China's MIIT builds AI safety benchmark targeting 31 LLM risks
Synopsis
Key Takeaways
China's Ministry of Industry and Information Technology (MIIT) has launched an initiative to construct a national AI safety benchmark for evaluating large language models, as regulators worldwide intensify scrutiny of generative AI risks. The MIIT-led National Industrial Information Security Development Research Centre is actively recruiting companies and experts to co-develop the framework, with applications closing on Tuesday, 15 July 2026.
What the benchmark covers
According to the official notice published on Monday, 14 July 2026, the new benchmark will evaluate generative AI across six core dimensions: content safety, value alignment, robustness, fairness, privacy protection, and trustworthiness. A hybrid benchmarking methodology will explicitly address 31 specific safety risks spanning five major categories, the notice stated.
The institute acknowledged that existing frameworks 'fail to meet complex safety-governance needs,' citing the urgency for a standardised testing platform to support industrial compliance across the sector.
How the system works
The proposed framework will combine automated fuzzing and stress testing with human oversight to control hallucination rates and prevent data leaks. It will also specifically target 'jailbreak' attacks — malicious prompt engineering techniques designed to bypass the safety barriers of large language models (LLMs).
This multi-layered approach signals that Beijing is moving beyond high-level policy pronouncements toward technical, measurable compliance infrastructure for AI developers.
The competitive backdrop
The MIIT initiative arrives as regulators in the United States and Europe have been strengthening their own AI oversight mechanisms. The EU AI Act and various US executive actions have placed LLM safety at the centre of the global policy agenda, creating pressure on China to establish comparable — and sovereign — evaluation standards.
Chinese AI developers, who operate under existing interim generative AI regulations introduced in 2023, would likely be required to align with the new benchmark once formalised, affecting a broad swath of the domestic industry.
Why it matters
A state-backed, standardised safety benchmark gives Chinese regulators a concrete technical instrument to enforce compliance rather than relying solely on self-reporting by AI companies. It also positions China to export its governance model to markets in Asia, Africa, and the Middle East that are still shaping their own AI regulatory frameworks.

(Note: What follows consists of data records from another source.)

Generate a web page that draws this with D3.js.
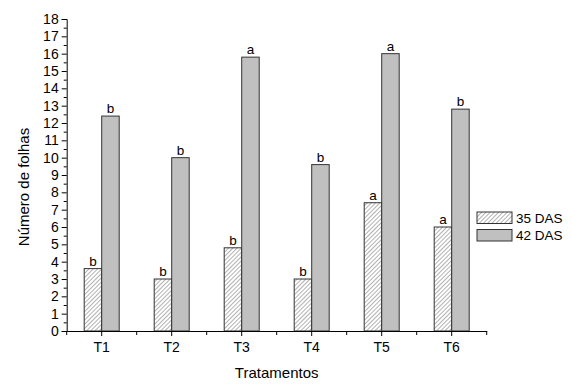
<!DOCTYPE html>
<html>
<head>
<meta charset="utf-8">
<script src="https://cdn.jsdelivr.net/npm/d3@7"></script>
<style>
  body { margin: 0; background: #fff; }
  svg text { font-family: Arial, "Liberation Sans", sans-serif; fill: #000; }
</style>
</head>
<body>
<svg id="chart" width="572" height="385"></svg>
<script>
const categories = ['T1', 'T2', 'T3', 'T4', 'T5', 'T6'];
const series = ['35 DAS', '42 DAS'];
const das35 = [3.6, 3.0, 4.8, 3.0, 7.4, 6.0];
const das42 = [12.4, 10.0, 15.8, 9.6, 16.0, 12.8];
const letters35 = ['b', 'b', 'b', 'b', 'a', 'a'];
const letters42 = ['b', 'b', 'a', 'b', 'a', 'b'];
const yTicks = d3.range(0, 19, 1);

const sv = d3.select('#chart');
const ma = { left: 66.7, right: 85.3, top: 19, bottom: 54 };
const wi = 572 - ma.left - ma.right;
const he = 385 - ma.top - ma.bottom;
const gr = sv.append('g').attr('transform', `translate(${ma.left},${ma.top})`);

const defs = sv.append('defs');
const pat = defs.append('pattern')
  .attr('id', 'hatch')
  .attr('patternUnits', 'userSpaceOnUse')
  .attr('width', 3).attr('height', 3)
  .attr('patternTransform', 'rotate(45)');
pat.append('rect').attr('width', 3).attr('height', 3).attr('fill', '#fff');
pat.append('line').attr('x1', 0).attr('y1', 0).attr('x2', 0).attr('y2', 3)
  .attr('stroke', '#555').attr('stroke-width', 0.9);

const x0 = d3.scaleBand().domain(categories).range([0, wi]);
const x1 = d3.scaleBand().domain(series).range([x0.bandwidth() * 0.25, x0.bandwidth() * 0.75]);
const y = d3.scaleLinear().domain([0, 18]).range([he, 0]);
const fills = { '35 DAS': 'url(#hatch)', '42 DAS': '#c0c0c0' };

const data = categories.map((c, i) => ({
  cat: c,
  bars: [
    { s: '35 DAS', v: das35[i], l: letters35[i] },
    { s: '42 DAS', v: das42[i], l: letters42[i] }
  ]
}));

const grp = gr.selectAll('.cat').data(data).enter().append('g')
  .attr('transform', d => `translate(${x0(d.cat)},0)`);

grp.selectAll('rect').data(d => d.bars).enter().append('rect')
  .attr('x', d => x1(d.s))
  .attr('y', d => y(d.v))
  .attr('width', x1.bandwidth())
  .attr('height', d => he - y(d.v))
  .attr('fill', d => fills[d.s])
  .attr('stroke', '#333')
  .attr('stroke-width', 1);

grp.selectAll('text.lt').data(d => d.bars).enter().append('text')
  .attr('class', 'lt')
  .attr('x', d => x1(d.s) + x1.bandwidth() / 2)
  .attr('y', d => y(d.v) - 3)
  .attr('text-anchor', 'middle')
  .style('font-size', '13.5px')
  .text(d => d.l);

// y axis: major ticks every 1, minor at halves
const yMinor = d3.range(0.5, 18, 1);
gr.append('g')
  .call(d3.axisLeft(y).tickValues(yMinor).tickSize(3).tickFormat(''))
  .call(g => g.select('.domain').remove());
const yAx = gr.append('g')
  .call(d3.axisLeft(y).tickValues(yTicks).tickSize(5).tickPadding(3).tickFormat(d3.format('d')));
yAx.selectAll('text').style('font-size', '14px');

// x axis
const xAx = gr.append('g')
  .attr('transform', `translate(0,${he})`)
  .call(d3.axisBottom(x0).tickSize(5).tickSizeOuter(0).tickPadding(6));
xAx.selectAll('text').style('font-size', '14px');
gr.append('g')
  .attr('transform', `translate(0,${he})`)
  .selectAll('line').data(d3.range(0, categories.length + 1)).enter().append('line')
  .attr('x1', d => d * x0.step()).attr('x2', d => d * x0.step())
  .attr('y1', 0).attr('y2', 4)
  .attr('stroke', '#000');
gr.selectAll('.domain').attr('stroke', '#000');

gr.append('text')
  .attr('x', wi / 2)
  .attr('y', he + 47)
  .attr('text-anchor', 'middle')
  .style('font-size', '15px')
  .text('Tratamentos');

gr.append('text')
  .attr('transform', 'rotate(-90)')
  .attr('x', -(he / 2 + 12))
  .attr('y', -38)
  .attr('text-anchor', 'middle')
  .style('font-size', '15px')
  .text('Número de folhas');

// legend
const le = sv.append('g').attr('transform', 'translate(477,212)');
const li = le.selectAll('g').data(series).enter().append('g')
  .attr('transform', (d, i) => `translate(0,${i * 17.5})`);
li.append('rect')
  .attr('width', 35).attr('height', 11.5)
  .attr('fill', d => fills[d])
  .attr('stroke', '#333');
li.append('text')
  .attr('x', 39).attr('y', 6)
  .attr('dy', '0.35em')
  .style('font-size', '13.5px')
  .text(d => d);
</script>
</body>
</html>
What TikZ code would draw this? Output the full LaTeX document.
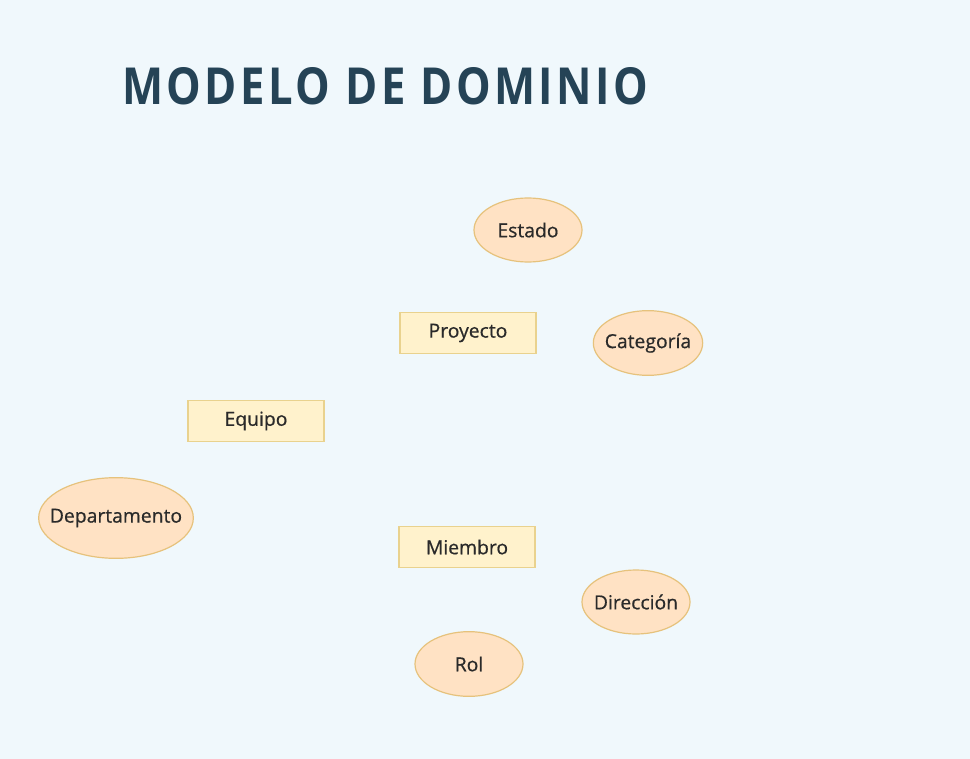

Industry analysts have noted that the move reflects a broader global pattern: governments racing to define what 'safe AI' means in measurable terms before the technology outpaces their oversight capacity.
What's next
With the recruitment window closing imminently, the pace at which the National Industrial Information Security Development Research Centre assembles its expert coalition will signal how seriously Beijing intends to fast-track the benchmark's deployment. Developers of frontier models operating in China should watch for draft testing protocols that could reshape compliance timelines across the sector.